Discussion in 'Effects [BG]' started by Nic., Apr 29, 2010.


  1. Nic.

    Nic.

    Aug 28, 2009
    Singapore
    Okay, this is what I want to do. My current signal chain is:

    Bass -> Tuner (pitchblack) -> Foxrox Octron -> Rocktron Silver Dragon -> Zvex Distortron -> Electronix Submarine

    The Dragon and Distortron give very light overdrive, I'm mainly using the dragon's tube stage to warm the sound a little, and the distortron to add a bit of drive. When I need distortion, I hit the other switch on the Dragon.

    The purpose of the Octron is to fill out the sound, like doubling the guitar line.

    However, putting the Octron in front of the Dragon and Distortron drives it into distortion, while putting it after, I feel that it affects the tracking when I kick in distortion.

    What I'm thinking is that I'll put the Octron parallel, i.e. splitting my original signal into two parts, one for overdriving, and one to transpose one octave up with the Octron.

    While I'm at it, I want to have the option to split it into 3 parts, so that I can have the tuner continuously on while playing. I'm picking up an unlined fretless soon, and I think it would be helpful to have the tuner on so I can see once I'm off tune to help train my ears.

    The general idea I get from the forum is that a Y splitter works so long as the input signal is buffered.
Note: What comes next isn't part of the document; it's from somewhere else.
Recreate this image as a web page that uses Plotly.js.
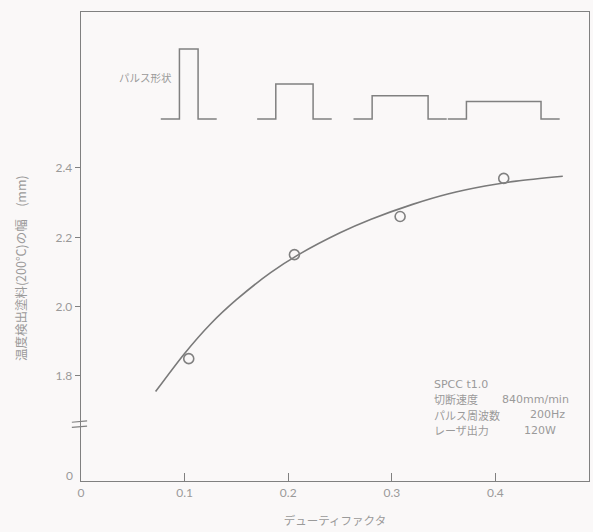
<!DOCTYPE html>
<html>
<head>
<meta charset="utf-8">
<script src="https://cdn.plot.ly/plotly-3.0.1.min.js"></script>
<style>
  html, body { margin: 0; padding: 0; background: #faf8f8; }
  #chart { width: 593px; height: 532px; }
</style>
</head>
<body>
<div id="chart"></div>
<script>
// Measured points: duty factor vs width of the 200°C temperature-indicating paint mark (mm)
const dutyFactor = [0.104, 0.206, 0.308, 0.408];
const markWidth  = [1.85, 2.15, 2.26, 2.37];

// Fitted trend curve through the measurements
const fitDuty  = [0.072, 0.10, 0.125, 0.15, 0.183, 0.21, 0.25, 0.28, 0.32, 0.354, 0.39, 0.42, 0.465];
const fitWidth = [1.755, 1.865, 1.95, 2.02, 2.098, 2.15, 2.213, 2.252, 2.295, 2.325, 2.348, 2.362, 2.376];

// Pulse illustrations: nominal duty of each pulse
const pulseDuty = [0.1, 0.2, 0.3, 0.4];

// Axis tick labels
const xTickVals = [0, 0.1, 0.2, 0.3, 0.4];
const xTickText = ['0', '0.1', '0.2', '0.3', '0.4'];
const yTickVals = [1.8, 2.0, 2.2, 2.4];
const yTickText = ['1.8', '2.0', '2.2', '2.4'];

// Cutting conditions: label / value pairs
const condLabels = ['SPCC t1.0', '切断速度', 'パルス周波数', 'レーザ出力'];
const condValues = ['', '840mm/min', '200Hz', '120W'];

const ink = '#808080';
const textInk = '#9a9a9a';
const jpFont = '"Noto Sans CJK JP", "Noto Sans", sans-serif';
const numFont = '"DejaVu Sans", "Noto Sans", sans-serif';
const tickFont = 'Lato, "Noto Sans", sans-serif';

// Square pulse outlines: width ∝ duty, height ∝ 1/duty (same mean power), centred on each duty
const pulseBase = 2.541;     // baseline level in y units
const pulseTail = 0.018;     // flat lead-in / lead-out in x units
const widthPerDuty = 0.18;
const heightScale = 0.0202;
const shapes = pulseDuty.map((d, i) => {
  const cx = dutyFactor[i];
  const w = d * widthPerDuty;
  const h = heightScale / d;
  const x0 = cx - w / 2, x1 = cx + w / 2;
  return {
    type: 'path', xref: 'x', yref: 'y', layer: 'above',
    path: `M ${x0 - pulseTail} ${pulseBase} L ${x0} ${pulseBase} L ${x0} ${pulseBase + h} ` +
          `L ${x1} ${pulseBase + h} L ${x1} ${pulseBase} L ${x1 + pulseTail} ${pulseBase}`,
    line: { color: ink, width: 1.5 }
  };
});

// Axis break marks on the y axis
const breakY = 1.661, breakGap = 0.0075;
[-1, 1].forEach(s => {
  shapes.push({
    type: 'line', xref: 'paper', yref: 'y', layer: 'above',
    x0: -0.018, x1: 0.012,
    y0: breakY + s * breakGap - 0.002, y1: breakY + s * breakGap + 0.002,
    line: { color: ink, width: 1.2 }
  });
});

const annotations = [
  // origin label of the broken y axis
  { xref: 'paper', yref: 'paper', x: -0.012, y: 0.011, xanchor: 'right', yanchor: 'middle',
    text: '0', showarrow: false, font: { family: tickFont, size: 12, color: textInk } },
  { xref: 'paper', yref: 'paper', x: 0.071, y: 0.861, xanchor: 'left', yanchor: 'middle',
    text: 'パルス形状', showarrow: false, font: { family: jpFont, size: 10.5, color: textInk } },
  // y axis title
  { xref: 'paper', yref: 'paper', x: -0.12, y: 0.454, xanchor: 'center', yanchor: 'middle',
    textangle: -90, text: '温度検出塗料(200℃)の幅\u3000(mm)', showarrow: false,
    font: { family: jpFont, size: 12.5, color: textInk } }
];
const condY = [0.2068, 0.1738, 0.1408, 0.1078];
const valueX = [0, 0.825, 0.880, 0.868];
condLabels.forEach((t, i) => {
  annotations.push({
    xref: 'paper', yref: 'paper', x: 0.691, y: condY[i], xanchor: 'left', yanchor: 'middle',
    text: t, showarrow: false,
    font: { family: i === 0 ? numFont : jpFont, size: 11, color: textInk }
  });
  if (condValues[i]) {
    annotations.push({
      xref: 'paper', yref: 'paper', x: valueX[i], y: condY[i], xanchor: 'left', yanchor: 'middle',
      text: condValues[i], showarrow: false, font: { family: numFont, size: 11, color: textInk }
    });
  }
});

const data = [
  {
    x: fitDuty, y: fitWidth, type: 'scatter', mode: 'lines',
    line: { color: '#7a7a7a', width: 1.6, shape: 'spline', smoothing: 0.8 },
    hoverinfo: 'skip'
  },
  {
    x: dutyFactor, y: markWidth, type: 'scatter', mode: 'markers',
    marker: { symbol: 'circle-open', size: 10, color: ink, line: { width: 1.6, color: ink } }
  }
];

const layout = {
  width: 593, height: 532,
  margin: { l: 81, r: 4, t: 12, b: 51 },
  paper_bgcolor: '#faf8f8',
  plot_bgcolor: '#faf8f8',
  showlegend: false,
  xaxis: {
    range: [0, 0.4903],
    tickvals: xTickVals, ticktext: xTickText,
    ticks: 'inside', ticklen: 8, tickcolor: ink, tickwidth: 1,
    showline: true, linecolor: ink, linewidth: 1.3, mirror: true,
    showgrid: false, zeroline: false,
    tickfont: { family: tickFont, size: 12, color: textInk },
    title: { text: 'デューティファクタ', font: { family: jpFont, size: 11.5, color: textInk }, standoff: 18 }
  },
  yaxis: {
    range: [1.497, 2.85],
    tickvals: yTickVals, ticktext: yTickText,
    ticks: 'outside', ticklen: 5, tickcolor: ink, tickwidth: 1,
    showline: true, linecolor: ink, linewidth: 1.3, mirror: true,
    showgrid: false, zeroline: false,
    tickfont: { family: tickFont, size: 12, color: textInk }
  },
  shapes: shapes,
  annotations: annotations
};

Plotly.newPlot('chart', data, layout, { displayModeBar: false, staticPlot: true });
</script>
</body>
</html>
I use active basses. So this should not be an issue.

    From http://www.tkk.fi/Misc/Electronics/circuits/linemixer.html I found a diagram for a passive resistance mixer. I built one to feed two basses into one amp and it seemed to work fine.

    So I'm thinking of building a pedal like this:

    3-chan-looper.

    Splits the signal into 3 outputs, one for pedal, one for the overdrive circuit, one for the octave up circuit; later, combines them all together. Should I feel the need, I can make the octave up circuit into a "clean" circuit and run it parallel with the overdrive circuit in full distortion.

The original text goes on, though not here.